POSKOTA.CO.ID – Polemik seputar aktivitas pertambangan nikel di kawasan Raja Ampat, Papua Barat Daya, terus menjadi sorotan publik setelah aksi protes dari Greenpeace Indonesia dan sejumlah pemuda Papua pada Konferensi Critical Mineral Conference and Expo di Jakarta, 3 Juni lalu. Isu ini kini menjalar hingga Istana Negara dan memicu perbedaan sikap antara kementerian terkait.
Adi Prayitno, pakar ilmu politik dari Universitas Islam Negeri (UIN) Syarif Hidayatullah, mengatakan bahwa protes tersebut menjadi titik balik munculnya kontroversi besar seputar dugaan pelanggaran lingkungan oleh perusahaan tambang di kawasan konservasi internasional itu.
“Aktivitas pertambangan di sekitar Raja Ampat bukan hanya menimbulkan polemik, tapi dikhawatirkan akan merusak ekosistem,” ujarnya dalam kanal YouTube Adi Prayitno Official, dikutip oleh Poskota pada Minggu, 8 Juni 2025.
Ia mengingatkan, Raja Ampat telah ditetapkan sebagai Global Geopark oleh UNESCO pada 2023 dan dinobatkan oleh National Geographic sebagai salah satu dari 25 destinasi wisata dunia untuk 2025. Dengan status tersebut, menurut Adi, kawasan ini seharusnya dilindungi dari segala bentuk kegiatan yang berpotensi merusak lingkungan.
Baca Juga: Izin Tambang Nikel di Raja Ampat Diterbitkan Tahun 2017: Siapa Menteri ESDM pada Masa Itu?
Protes Atas Dasar Regulasi
Greenpeace Indonesia menilai aktivitas pertambangan di kawasan pesisir Raja Ampat melanggar Undang-Undang Nomor 1 Tahun 2014 tentang Pengelolaan Wilayah Pesisir dan Pulau-Pulau Kecil. Mereka mengklaim bahwa pertambangan telah menurunkan kesuburan tanah serta menimbulkan ancaman pencemaran lingkungan.

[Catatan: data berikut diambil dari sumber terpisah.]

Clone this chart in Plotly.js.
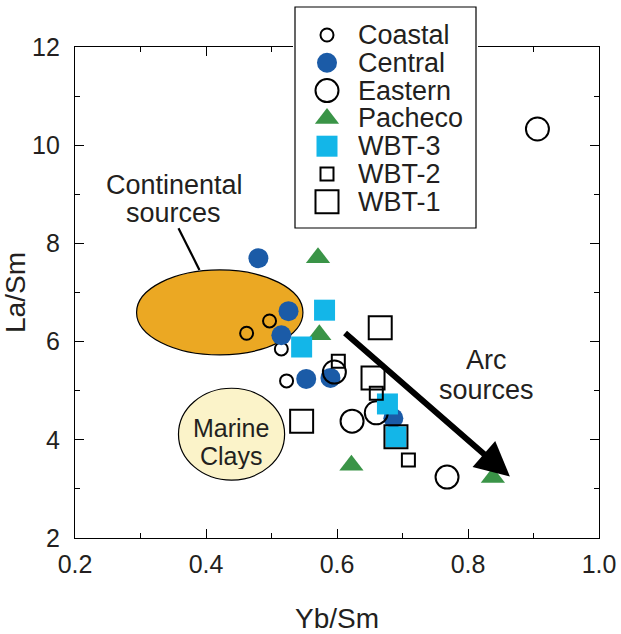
<!DOCTYPE html>
<html>
<head>
<meta charset="utf-8">
<script src="https://cdn.plot.ly/plotly-3.0.1.min.js"></script>
<style>html,body{margin:0;padding:0;background:#fff;}</style>
</head>
<body>
<div id="chart" style="width:621px;height:634px;"></div>
<script>
// ---- Data (Yb/Sm, La/Sm) ----
const coastalX = [0.462, 0.497, 0.515, 0.523];
const coastalY = [6.17, 6.42, 5.85, 5.20];
const centralX = [0.480, 0.526, 0.515, 0.553, 0.590, 0.686];
const centralY = [7.70, 6.62, 6.13, 5.24, 5.26, 4.44];
const easternX = [0.906, 0.596, 0.623, 0.660, 0.768];
const easternY = [10.33, 5.38, 4.38, 4.55, 3.24];
const pachecoX = [0.571, 0.573, 0.622, 0.838];
const pachecoY = [7.71, 6.14, 3.48, 3.23];
const wbt3X = [0.581, 0.546, 0.677, 0.690];
const wbt3Y = [6.64, 5.89, 4.73, 4.06];
const wbt2X = [0.602, 0.660, 0.709];
const wbt2Y = [5.60, 4.95, 3.59];
const wbt1X = [0.666, 0.655, 0.546, 0.690];
const wbt1Y = [6.28, 5.26, 4.38, 4.06];

const seriesNames = ["Coastal", "Central", "Eastern", "Pacheco", "WBT-3", "WBT-2", "WBT-1"];
const xTickVals = [0.2, 0.4, 0.6, 0.8, 1.0];
const xTickText = ["0.2", "0.4", "0.6", "0.8", "1.0"];
const yTickVals = [2, 4, 6, 8, 10, 12];
const yTickText = ["2", "4", "6", "8", "10", "12"];

// ---- Field regions & annotations (Yb/Sm, La/Sm) ----
const continentalField = {x0: 0.294, x1: 0.548, y0: 5.73, y1: 7.46};
const marineField = {x0: 0.358, x1: 0.520, y0: 3.18, y1: 5.05};
const continentalLeader = {x0: 0.358, y0: 8.31, x1: 0.390, y1: 7.46};
const arcArrow = {x0: 0.610, y0: 6.20, x1: 0.864, y1: 3.25};

const FONT = "'Liberation Sans', Arial, Helvetica, sans-serif";
const TXT = "#231f20";

const markerStyles = [
  {symbol: "circle-open", size: 13, color: "#000", line: {width: 2, color: "#000"}},
  {symbol: "circle", size: 20, color: "#1b5ba7", line: {width: 0}},
  {symbol: "circle-open", size: 23, color: "#000", line: {width: 2, color: "#000"}},
  {symbol: "triangle-up", size: 21, color: "#3a9447", line: {width: 0}},
  {symbol: "square", size: 21, color: "#13b6e8", line: {width: 0}},
  {symbol: "square-open", size: 13, color: "#000", line: {width: 2, color: "#000"}},
  {symbol: "square-open", size: 23, color: "#000", line: {width: 2, color: "#000"}}
];
const seriesX = [coastalX, centralX, easternX, pachecoX, wbt3X, wbt2X, wbt1X];
const seriesY = [coastalY, centralY, easternY, pachecoY, wbt3Y, wbt2Y, wbt1Y];

const traces = [];
seriesNames.forEach((nm, i) => {
  traces.push({name: nm, x: seriesX[i], y: seriesY[i], type: "scatter", mode: "markers",
    marker: markerStyles[i], showlegend: false, hoverinfo: "x+y+name"});
});

// ---- Custom legend on a hidden overlay subplot (pixel-like units) ----
const legendSymX = 327, legendTextX = 357, legendRow0 = 35, legendRowStep = 27.8;
seriesNames.forEach((nm, i) => {
  traces.push({name: nm + " (legend)", x: [legendSymX], y: [legendRow0 + i * legendRowStep],
    xaxis: "x2", yaxis: "y2", type: "scatter", mode: "markers",
    marker: markerStyles[i], showlegend: false, hoverinfo: "skip"});
});

const axisCommon = {
  showgrid: false, zeroline: false, showline: true, linecolor: "#000", linewidth: 1.2,
  mirror: "ticks", ticks: "inside", ticklen: 9, tickwidth: 1, tickcolor: "#000",
  tickfont: {family: FONT, size: 25, color: TXT},
  minor: {ticks: "inside", ticklen: 5, tickwidth: 1, tickcolor: "#000", showgrid: false}
};

function label(x, y, text, size, h) {
  return {xref: "x", yref: "y", x: x, y: y, text: text, showarrow: false,
    height: h, borderpad: 0, font: {family: FONT, size: size, color: TXT}};
}
const annotations = [
  label(0.3525, 9.20, "Continental", 27, 27),
  label(0.3505, 8.62, "sources", 27, 27),
  label(0.4387, 4.25, "Marine", 25, 27),
  label(0.4387, 3.68, "Clays", 25, 27),
  label(0.8277, 5.64, "Arc", 27, 27),
  label(0.8277, 5.02, "sources", 27, 27),
  {xref: "x", yref: "y", axref: "x", ayref: "y",
   x: arcArrow.x1, y: arcArrow.y1, ax: arcArrow.x0, ay: arcArrow.y0,
   text: "", showarrow: true, arrowhead: 2, arrowsize: 1.15, arrowwidth: 6, arrowcolor: "#000",
   standoff: 0, startstandoff: 0}
];
seriesNames.forEach((nm, i) => {
  annotations.push({xref: "x2", yref: "y2", x: legendTextX, y: legendRow0 + i * legendRowStep,
    xanchor: "left", yanchor: "middle", text: nm, showarrow: false, height: 26, borderpad: 0,
    font: {family: FONT, size: 27, color: TXT}});
});

const layout = {
  width: 621, height: 634,
  margin: {l: 75, r: 22, t: 5, b: 96},
  paper_bgcolor: "#fff", plot_bgcolor: "#fff",
  font: {family: FONT, color: TXT},
  showlegend: false,
  xaxis: Object.assign({}, axisCommon, {
    range: [0.2, 1.0], tickvals: xTickVals, ticktext: xTickText,
    minor: Object.assign({}, axisCommon.minor, {dtick: 0.1}),
    ticklabelstandoff: 4,
    title: {text: "Yb/Sm", font: {family: FONT, size: 28, color: TXT}}
  }),
  yaxis: Object.assign({}, axisCommon, {
    domain: [0, 0.9212],
    range: [2, 12], tickvals: yTickVals, ticktext: yTickText,
    minor: Object.assign({}, axisCommon.minor, {dtick: 1}),
    ticklabelstandoff: 9,
    title: {text: "La/Sm", font: {family: FONT, size: 28, color: TXT}}
  }),
  xaxis2: {domain: [0.41603, 0.76908], range: [293, 478], anchor: "y2", visible: false, fixedrange: true},
  yaxis2: {domain: [0.57786, 1], range: [230, 5], anchor: "x2", visible: false, fixedrange: true},
  shapes: [
    {type: "circle", xref: "x", yref: "y", layer: "below",
     x0: continentalField.x0, x1: continentalField.x1, y0: continentalField.y0, y1: continentalField.y1,
     fillcolor: "#eba823", line: {color: "#000", width: 1.2}},
    {type: "circle", xref: "x", yref: "y", layer: "below",
     x0: marineField.x0, x1: marineField.x1, y0: marineField.y0, y1: marineField.y1,
     fillcolor: "#fbf3c9", line: {color: "#000", width: 1.2}},
    {type: "line", xref: "x", yref: "y",
     x0: continentalLeader.x0, y0: continentalLeader.y0, x1: continentalLeader.x1, y1: continentalLeader.y1,
     line: {color: "#000", width: 2.2}},
    {type: "rect", xref: "x2", yref: "y2", layer: "below",
     x0: 295, x1: 476, y0: 7, y1: 228,
     fillcolor: "#fff", line: {color: "#000", width: 1.2}}
  ],
  annotations: annotations
};

Plotly.newPlot("chart", traces, layout, {displayModeBar: false, staticPlot: true});
</script>
</body>
</html>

Namun pernyataan Greenpeace tersebut ditanggapi beragam oleh instansi pemerintah.
“Kementerian Lingkungan Hidup menyatakan ada pelanggaran serius yang kini tengah diinvestigasi,” kata Adi.
Sebaliknya, Kementerian Energi dan Sumber Daya Mineral (ESDM) melalui Direktorat Jenderal Mineral dan Batubara menyatakan bahwa tidak ditemukan pelanggaran dalam kegiatan tambang nikel di wilayah tersebut.
“Ini menjadi kontradiksi antara dua lembaga negara. Satu menyebut ada pelanggaran serius, satu lagi menyatakan tak ada masalah,” tambah Adi.
Baca Juga: Bahlil Lahadalia Klaim Tambang Nikel PT GAG Berjarak 30-40 Km dari Raja Ampat, Ini Fakta Lengkapnya
Istana Merespons
Merespons polemik yang kian meluas, pihak Istana menyatakan akan menurunkan tim investigasi serta melakukan kunjungan langsung ke Raja Ampat.
Langkah ini dinilai sebagai bentuk keseriusan pemerintah dalam mengurai polemik yang telah menyedot perhatian publik.
Di sisi lain, Menteri Investasi/Kepala BKPM Bahlil Lahadalia menyebut bahwa lokasi tambang berada jauh dari kawasan wisata utama Raja Ampat, menepis anggapan publik bahwa tambang beroperasi dekat lokasi sensitif.
Menanti Hasil Investigasi
Adi menekankan pentingnya menahan diri dari sikap menghakimi sebelum investigasi tuntas dilakukan. Ia menyoroti perlunya kehati-hatian agar tidak terjebak dalam disinformasi, termasuk isu hoaks yang menyebut laut Raja Ampat telah tercemar.
“Sampai detik ini belum ada bukti nyata bahwa laut Raja Ampat tercemar,” tegasnya.
Lebih lanjut, ia menggarisbawahi bahwa polemik tambang di Indonesia bukan hanya soal izin, melainkan juga soal dampaknya terhadap ekosistem dan masyarakat lokal.
“Aktivitas pertambangan apapun, selama sesuai hukum dan tidak merusak lingkungan, harus didukung. Tapi jika merugikan masyarakat lokal dan merusak alam, tentu harus ditinjau ulang,” pungkasnya.
Sebagai tindak lanjut, Kementerian ESDM disebut telah menghentikan sementara aktivitas tambang nikel di kawasan tersebut hingga investigasi rampung.